In 2000–2001, during the UN administration of East Timor, Nascimento was a member of the Cova Lima District Advisory Council. In February 2001, together with Álvaro do Nascimento, he received training in leadership and local administration while visiting Suai's Australian sister city of Port Phillip.

In the elections to East Timor's interim Constituent Assembly in 2001, Nascimento achieved 22.5% of the vote for Suai District Representative, but was defeated by the Fretilin candidate.

On 1 October 2006 at a PD party congress, Nascimento was elected as one of three vice presidents of the party.

In 2007, Nascimento was elected to the National Parliament, as the third candidate on the PD party list. In Parliament, he was the leader of the PD group and a member of the Committee for Agriculture, Fisheries, Forestry, Natural Resources and Environment (Committee D) and the Committee for Infrastructure and Social Facilities (Committee G).

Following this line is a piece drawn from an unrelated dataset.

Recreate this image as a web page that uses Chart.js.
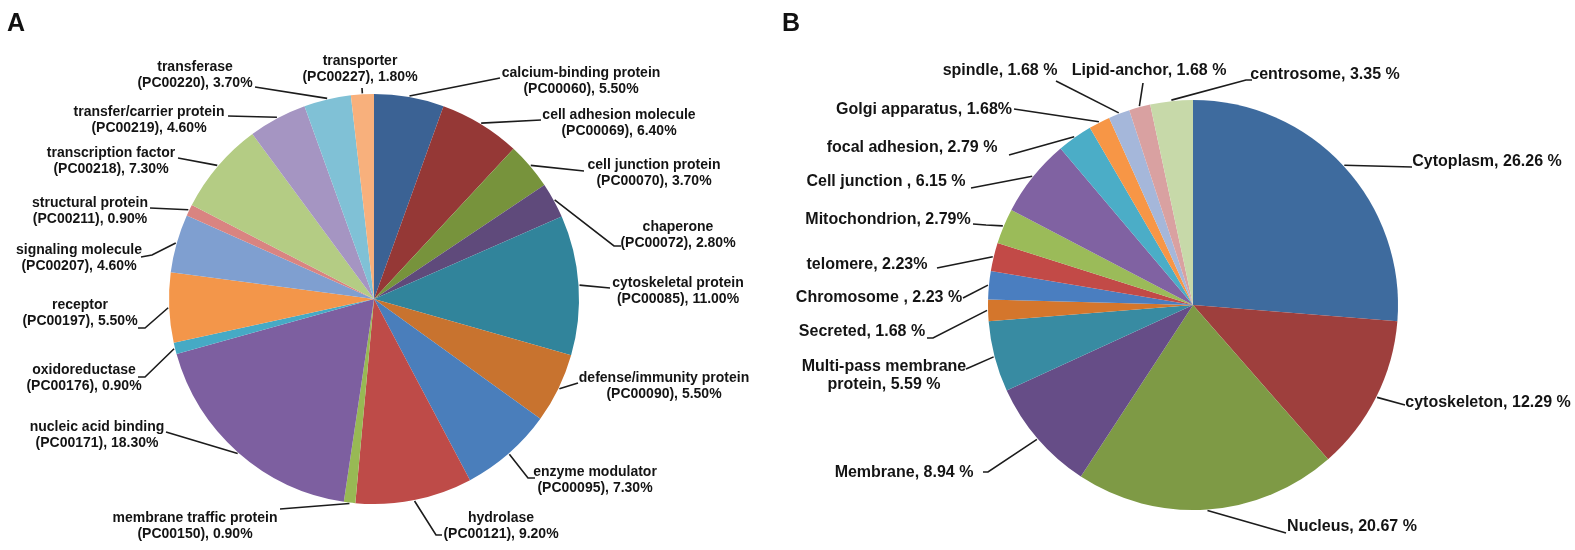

On 30 August 2007, Nascimento, who had been nominated to be appointed Secretary of State for Tourism, did not take part in the swearing-in ceremony. Instead, he kept his seat in Parliament and remained leader of the PD group.

In the 2012 parliamentary election, Nascimento moved back to seventh place in the PD's electoral list, and was re-elected. In 2015, he took over the leadership of the PD from the late Fernando de Araújo, but later relinquished it to Mariano Sabino Lopes. From 2012 to 2016, Nascimento was Vice President of Parliament and Member of the Committee on Constitutional Affairs, Justice, Public Administration, Local Justice and Anti-Corruption (Committee A). On 5 May 2016, however, he was voted out of office as Vice President of Parliament upon the termination of the coalition between the CNRT and the PD.

In 2017, Nascimento was re-elected to the National Parliament, this time at number 5 in the PD list. However, on 15 September 2017 he had to give up his seat in accordance with the Constitution when he was sworn in as minister for the Council of Ministers in the VII Constitutional Government. As the Fretilin / PD minority government could not prevail in Parliament, President Francisco Guterres dissolved the Parliament. In the ensuing election on 12 May 2018, Nascimento was again number 5 on the PD list, and was again elected to Parliament, in which the PD initially became part of the opposition. Nascimento's tenure as a minister ended when the VIII Constitutional Government took office on 22 June 2018.

During the 2018–2023 parliamentary term, Nascimento was deputy group leader of the PD and a member of the Parliamentary Committees for Constitutional Affairs and Justice (Committee A) and Infrastructure (Committee E).